*Problem to work on*: Your task is to give the listing below back word for word, pictures excluded.

Start of Material

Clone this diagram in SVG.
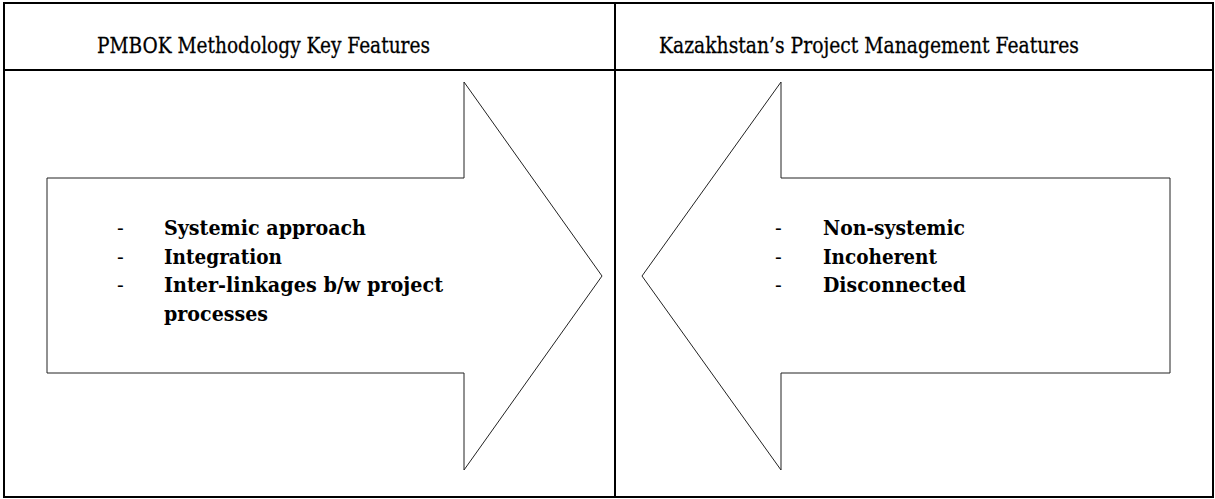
<svg xmlns="http://www.w3.org/2000/svg" width="1215" height="499" viewBox="0 0 1215 499">
<style>
.hdr{font-family:"DejaVu Serif","Liberation Serif",serif;font-size:23px;fill:#000;stroke:#000;stroke-width:0.3}
.item{font-family:"DejaVu Serif","Liberation Serif",serif;font-size:21px;font-weight:bold;fill:#000}
.dash{font-family:"DejaVu Serif","Liberation Serif",serif;font-size:20px;fill:#000}
.arrow{fill:#fff;stroke:#222;stroke-width:1}
.grid{fill:none;stroke:#000;stroke-width:2}
</style>
<rect width="1215" height="499" fill="#fff"/>
<g id="table">
<rect class="grid" x="4" y="3" width="1209" height="494"/>
<line class="grid" x1="4" y1="70" x2="1213" y2="70"/>
<line class="grid" x1="615" y1="3" x2="615" y2="497"/>
</g>
<g id="header-left">
<text class="hdr" x="97" y="53" textLength="333" lengthAdjust="spacingAndGlyphs">PMBOK Methodology Key Features</text>
</g>
<g id="header-right">
<text class="hdr" x="659" y="53" textLength="420" lengthAdjust="spacingAndGlyphs">Kazakhstan’s Project Management Features</text>
</g>
<g id="pmbok-arrow">
<polygon class="arrow" points="47,178 464,178 464,82 602,276 464,470 464,373 47,373"/>
<text class="dash" x="117" y="235">-</text>
<text class="dash" x="117" y="264">-</text>
<text class="dash" x="117" y="292">-</text>
<text class="item" x="164" y="235" textLength="202" lengthAdjust="spacingAndGlyphs">Systemic approach</text>
<text class="item" x="164" y="264" textLength="118" lengthAdjust="spacingAndGlyphs">Integration</text>
<text class="item" x="164" y="292" textLength="279" lengthAdjust="spacingAndGlyphs">Inter-linkages b/w project</text>
<text class="item" x="164" y="321" textLength="104" lengthAdjust="spacingAndGlyphs">processes</text>
</g>
<g id="kazakhstan-arrow">
<polygon class="arrow" points="1170,178 781,178 781,82 642,276 781,470 781,373 1170,373"/>
<text class="dash" x="775" y="235">-</text>
<text class="dash" x="775" y="264">-</text>
<text class="dash" x="775" y="292">-</text>
<text class="item" x="823" y="235" textLength="142" lengthAdjust="spacingAndGlyphs">Non-systemic</text>
<text class="item" x="823" y="264" textLength="114" lengthAdjust="spacingAndGlyphs">Incoherent</text>
<text class="item" x="823" y="292" textLength="143" lengthAdjust="spacingAndGlyphs">Disconnected</text>
</g>
<g id="connectors"></g>
</svg>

End of Material

*Reply to the exercise*:
Clone this diagram in SVG.
<svg xmlns="http://www.w3.org/2000/svg" width="1215" height="499" viewBox="0 0 1215 499">
<style>
.hdr{font-family:"DejaVu Serif","Liberation Serif",serif;font-size:23px;fill:#000;stroke:#000;stroke-width:0.3}
.item{font-family:"DejaVu Serif","Liberation Serif",serif;font-size:21px;font-weight:bold;fill:#000}
.dash{font-family:"DejaVu Serif","Liberation Serif",serif;font-size:20px;fill:#000}
.arrow{fill:#fff;stroke:#222;stroke-width:1}
.grid{fill:none;stroke:#000;stroke-width:2}
</style>
<rect width="1215" height="499" fill="#fff"/>
<g id="table">
<rect class="grid" x="4" y="3" width="1209" height="494"/>
<line class="grid" x1="4" y1="70" x2="1213" y2="70"/>
<line class="grid" x1="615" y1="3" x2="615" y2="497"/>
</g>
<g id="header-left">
<text class="hdr" x="97" y="53" textLength="333" lengthAdjust="spacingAndGlyphs">PMBOK Methodology Key Features</text>
</g>
<g id="header-right">
<text class="hdr" x="659" y="53" textLength="420" lengthAdjust="spacingAndGlyphs">Kazakhstan’s Project Management Features</text>
</g>
<g id="pmbok-arrow">
<polygon class="arrow" points="47,178 464,178 464,82 602,276 464,470 464,373 47,373"/>
<text class="dash" x="117" y="235">-</text>
<text class="dash" x="117" y="264">-</text>
<text class="dash" x="117" y="292">-</text>
<text class="item" x="164" y="235" textLength="202" lengthAdjust="spacingAndGlyphs">Systemic approach</text>
<text class="item" x="164" y="264" textLength="118" lengthAdjust="spacingAndGlyphs">Integration</text>
<text class="item" x="164" y="292" textLength="279" lengthAdjust="spacingAndGlyphs">Inter-linkages b/w project</text>
<text class="item" x="164" y="321" textLength="104" lengthAdjust="spacingAndGlyphs">processes</text>
</g>
<g id="kazakhstan-arrow">
<polygon class="arrow" points="1170,178 781,178 781,82 642,276 781,470 781,373 1170,373"/>
<text class="dash" x="775" y="235">-</text>
<text class="dash" x="775" y="264">-</text>
<text class="dash" x="775" y="292">-</text>
<text class="item" x="823" y="235" textLength="142" lengthAdjust="spacingAndGlyphs">Non-systemic</text>
<text class="item" x="823" y="264" textLength="114" lengthAdjust="spacingAndGlyphs">Incoherent</text>
<text class="item" x="823" y="292" textLength="143" lengthAdjust="spacingAndGlyphs">Disconnected</text>
</g>
<g id="connectors"></g>
</svg>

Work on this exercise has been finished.